[Dataset excerpt]
------

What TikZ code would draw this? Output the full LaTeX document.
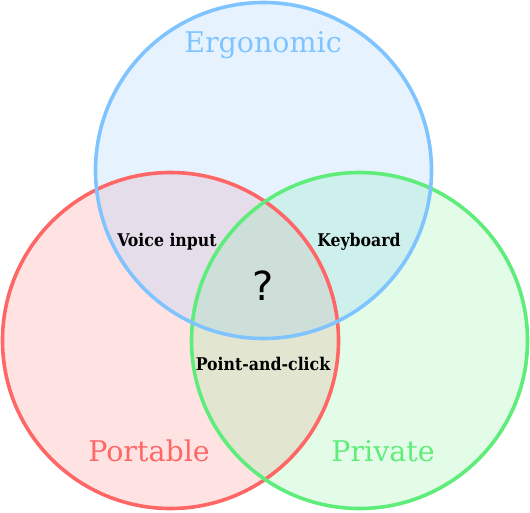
\documentclass[tikz,border=0pt]{standalone}
\usepackage{fontspec}
\setmainfont{DejaVu Serif}
\newfontfamily\condfont{DejaVu Serif Condensed}
\newfontfamily\qfont{DejaVu Sans}
\definecolor{cblue}{RGB}{128,196,255}
\definecolor{cred}{RGB}{255,102,102}
\definecolor{cgreen}{RGB}{94,236,122}
\begin{document}
\begin{tikzpicture}[x=1pt,y=-1pt,
  setcircle/.style={line width=3.6pt},
  biglabel/.style={font=\fontsize{28.5}{32}\selectfont},
  smalllabel/.style={font=\condfont\fontsize{17.5}{20}\selectfont\bfseries, text=black}]
\useasboundingbox (0,0) rectangle (530,512);
\fill[cred, fill opacity=0.18] (170.5,340.5) circle (168);
\fill[cgreen, fill opacity=0.18] (359.5,340.5) circle (168);
\fill[cblue, fill opacity=0.2] (263.5,170.5) circle (168);
\draw[setcircle, cred] (170.5,340.5) circle (168);
\draw[setcircle, cgreen] (359.5,340.5) circle (168);
\draw[setcircle, cblue] (263.5,170.5) circle (168);
\node[biglabel, text=cblue] (ergo) at (263,45) {Ergonomic};
\node[biglabel, text=cred] (port) at (149,451) {Portable};
\node[biglabel, text=cgreen] (priv) at (383,451) {Private};
\node[smalllabel] (voice) at (167,242) {Voice input};
\node[smalllabel] (key) at (359,242) {Keyboard};
\node[smalllabel] (point) at (263,364) {Point-and-click};
\node[font=\qfont\fontsize{40}{44}\selectfont] (q) at (263,286) {?};
\end{tikzpicture}
\end{document}
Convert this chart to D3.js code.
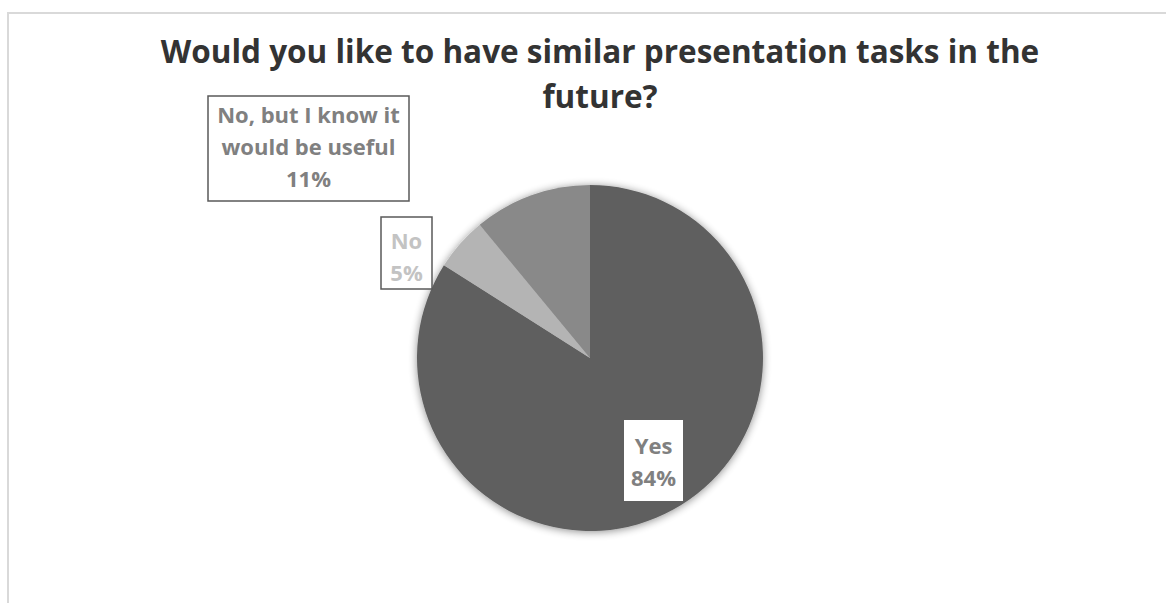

------

• Task statement: All the lines above are to be given again exactly as they read, with the pictures removed.

• Written response:
What TikZ code would draw this? Output the full LaTeX document.
\documentclass[tikz,border=0pt]{standalone}
\usepackage{fontspec}
\setmainfont{DejaVu Serif}
\newfontfamily\condfont{DejaVu Serif Condensed}
\newfontfamily\qfont{DejaVu Sans}
\definecolor{cblue}{RGB}{128,196,255}
\definecolor{cred}{RGB}{255,102,102}
\definecolor{cgreen}{RGB}{94,236,122}
\begin{document}
\begin{tikzpicture}[x=1pt,y=-1pt,
  setcircle/.style={line width=3.6pt},
  biglabel/.style={font=\fontsize{28.5}{32}\selectfont},
  smalllabel/.style={font=\condfont\fontsize{17.5}{20}\selectfont\bfseries, text=black}]
\useasboundingbox (0,0) rectangle (530,512);
\fill[cred, fill opacity=0.18] (170.5,340.5) circle (168);
\fill[cgreen, fill opacity=0.18] (359.5,340.5) circle (168);
\fill[cblue, fill opacity=0.2] (263.5,170.5) circle (168);
\draw[setcircle, cred] (170.5,340.5) circle (168);
\draw[setcircle, cgreen] (359.5,340.5) circle (168);
\draw[setcircle, cblue] (263.5,170.5) circle (168);
\node[biglabel, text=cblue] (ergo) at (263,45) {Ergonomic};
\node[biglabel, text=cred] (port) at (149,451) {Portable};
\node[biglabel, text=cgreen] (priv) at (383,451) {Private};
\node[smalllabel] (voice) at (167,242) {Voice input};
\node[smalllabel] (key) at (359,242) {Keyboard};
\node[smalllabel] (point) at (263,364) {Point-and-click};
\node[font=\qfont\fontsize{40}{44}\selectfont] (q) at (263,286) {?};
\end{tikzpicture}
\end{document}
Convert this chart to D3.js code.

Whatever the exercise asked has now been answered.